The adjustments shown include imputation of missing data, normalization, and category encoding. This conceptual approach provides a clear illustration of how unprocessed IoT traffic elements were systematically transformed into modeling-suitable inputs.
This consolidated dataset is then structured and formatted to be compatible with machine learning models in the final preprocessing stage. \(X_{\text {encoded}}\) and \(y_{\text {encoded}}\) are transformed into numeric representations for training and classification purposes. Specifically, it \(X_{\text {encoded}}\) takes the form \((N', M)\), where \(N'\) is the number of samples and \(M\) is the number of extracted features. \(y_{\text {encoded}}\) is a label vector of shape \((N', 1)\), containing one encoded label per sample. This well-defined structure guarantees that the dataset is ready for input into standard machine learning pipelines.
Feature selection
IoT device classification is heavily influenced by feature selection, which shapes model accuracy and generalization57. In this phase, the dataset is refined to contain a well-defined yet complete set of features. For this study, all 82 original features were included, along with a labeling feature, resulting in a total of 83 columns per device file. All features are important, as each brings a different perspective to the data, capturing fine-grained patterns and relationships in IoT behavior. This comprehensive inclusion minimizes information loss and enables the model to learn from the full range of device characteristics. Additionally, exposure to diverse data patterns increases robustness, allowing the model to generalize well to unseen devices, which is crucial in the heterogeneous environment of IoT58. Moreover, by preserving all attributes, the model becomes resilient to changes in device behavior (e.g., data drift, new devices, and system upgrades), resulting in better predictive performance across heterogeneous datasets. Maintaining a wide feature set adds adaptability, ultimately improving classification accuracy and generalization, and making the classification more reliable in real-world IoT settings.
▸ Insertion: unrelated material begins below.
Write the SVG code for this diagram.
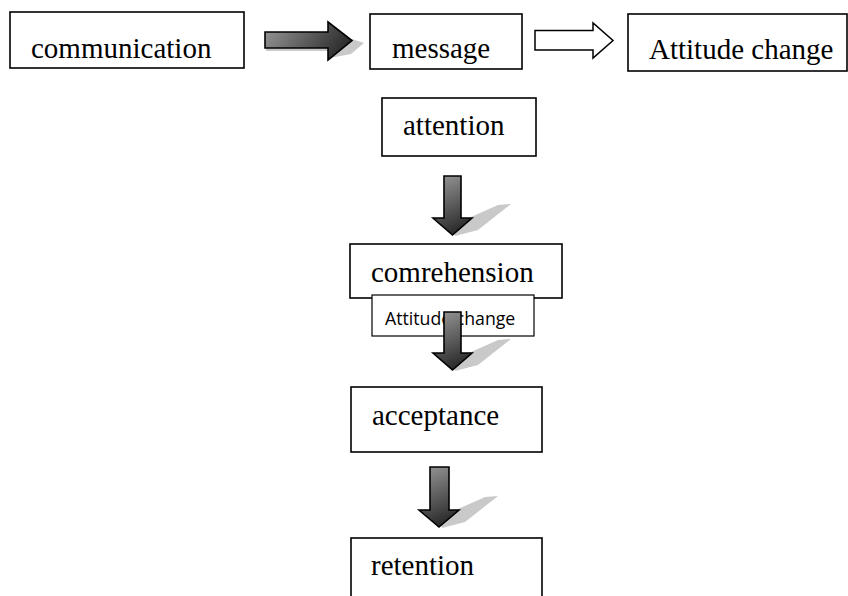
<svg xmlns="http://www.w3.org/2000/svg" width="848" height="596" viewBox="0 0 848 596">
<style>
.box{fill:#fff;stroke:#000;stroke-width:1.6}
.lbl{font-family:"Liberation Serif","Times New Roman",serif;font-size:29px;fill:#000}
.small{font-family:"Open Sans","Noto Sans",sans-serif;font-size:17.7px;fill:#000}
.shadow{fill:#c9c9c9}
.arrH{fill:url(#gh);stroke:#000;stroke-width:1.6;stroke-linejoin:miter}
.arrV{fill:url(#gv);stroke:#000;stroke-width:1.6;stroke-linejoin:miter}
.hollow{fill:#fff;stroke:#000;stroke-width:1.5}
</style>
<defs>
<linearGradient id="gh" x1="0" y1="0" x2="1" y2="0.3">
<stop offset="0" stop-color="#9a9a9a"/>
<stop offset="1" stop-color="#2e2e2e"/>
</linearGradient>
<linearGradient id="gv" x1="0" y1="0" x2="0.3" y2="1">
<stop offset="0" stop-color="#9a9a9a"/>
<stop offset="1" stop-color="#2e2e2e"/>
</linearGradient>
</defs>
<rect width="848" height="596" fill="#fff"/>

<g id="n-communication">
<rect class="box" x="10" y="12" width="234" height="56"/>
<text class="lbl" x="31" y="58">communication</text>
</g>
<g id="n-message">
<rect class="box" x="370" y="14" width="152" height="55"/>
<text class="lbl" x="392" y="58">message</text>
</g>
<g id="n-attitude">
<rect class="box" x="628" y="14" width="219" height="57"/>
<text class="lbl" x="649" y="59">Attitude change</text>
</g>
<g id="n-attention">
<rect class="box" x="382" y="98" width="154" height="58"/>
<text class="lbl" x="403" y="135">attention</text>
</g>
<g id="n-comrehension">
<rect class="box" x="350" y="244" width="212" height="54"/>
<text class="lbl" x="371" y="282">comrehension</text>
</g>
<g id="n-attitude-small">
<rect x="372" y="295" width="162" height="41" fill="#fff" stroke="#000" stroke-width="1.2"/>
<text class="small" x="385" y="325">Attitude change</text>
</g>
<g id="n-acceptance">
<rect class="box" x="351" y="387" width="191" height="65"/>
<text class="lbl" x="372" y="425">acceptance</text>
</g>
<g id="n-retention">
<rect class="box" x="351" y="538" width="191" height="70"/>
<text class="lbl" x="371" y="575">retention</text>
</g>

<g id="connectors">
<g id="c1">
<polygon class="shadow" points="266,47 266,51 330,51 330,58 351,54 364,43 352,39"/>
<polygon class="arrH" points="265,32 328,32 328,22 352,40.5 328,60 328,48 265,48"/>
</g>
<g id="c2">
<polygon class="hollow" points="535,30.5 593,30.5 593,23 613,40.5 593,58 593,50 535,50"/>
</g>
<g id="c3">
<polygon class="shadow" points="453,225 498,205 511,204 478,230 455,236"/>
<polygon class="arrV" points="444,176 461,176 461,218 472,218 452.5,235 433,218 444,218"/>
</g>
<g id="c4">
<polygon class="shadow" points="453,360 498,340 511,339 478,365 455,371"/>
<polygon class="arrV" points="444,312 461,312 461,353 472,353 452.5,370 433,353 444,353"/>
</g>
<g id="c5">
<polygon class="shadow" points="440,517 485,497 498,496 465,522 442,528"/>
<polygon class="arrV" points="430,467 449,467 449,510 459,510 439,527 419,510 430,510"/>
</g>
</g>
</svg>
In this research, Principal Component Analysis (PCA) was adopted for feature transformation rather than feature selection, allowing the retention of all 82 original features’ variance in a reduced-dimensionality space. Recent studies59,60 support the effectiveness of PCA over traditional feature selection methods in maintaining model accuracy, generalization, and robustness across both binary and multiclass classification tasks.
Architectural design
This section defines the overall structure and workflow of the proposed hybrid three-tier CNN–PN–RF architecture. The model begins by feeding input data into a Convolutional Neural Network (CNN) to perform deep feature extraction, capturing essential patterns and representations from the data. The extracted features are then passed to the second (middle) layer, Prototypical Networks (PN), where they are further refined by organizing around “prototypes,” which are representative feature vectors for each class that enhance class separation. Finally, these refined features are sent to the third layer, a Random Forest (RF) classifier, which uses an ensemble of decision trees to classify the data accurately. This three-layered structure combines the strengths of the CNN for deep feature extraction, the PN for structured class representation, and the RF for robust and accurate classification. For clarity, this proposed architectural design is illustrated in three key layers, as shown in Fig. 3.
Tier 1: Feature extraction with CNN (CNN layer 1)
In this first tier, the CNN functions as the initial gatekeeper of the proposed generalized three-tier hybrid CNN–PN–RF model.CNNs are highly effective at extracting subtle features from input data, capturing key spatial and hierarchical patterns that are critical for accurate classification. The CNN architecture includes several convolutional layers for feature extraction, max pooling layers to reduce dimensionality, and flattening layers before connecting to the dense layers. Regularization techniques and dropout are carefully applied to prevent overfitting, ensuring that the model generalizes well to unseen data.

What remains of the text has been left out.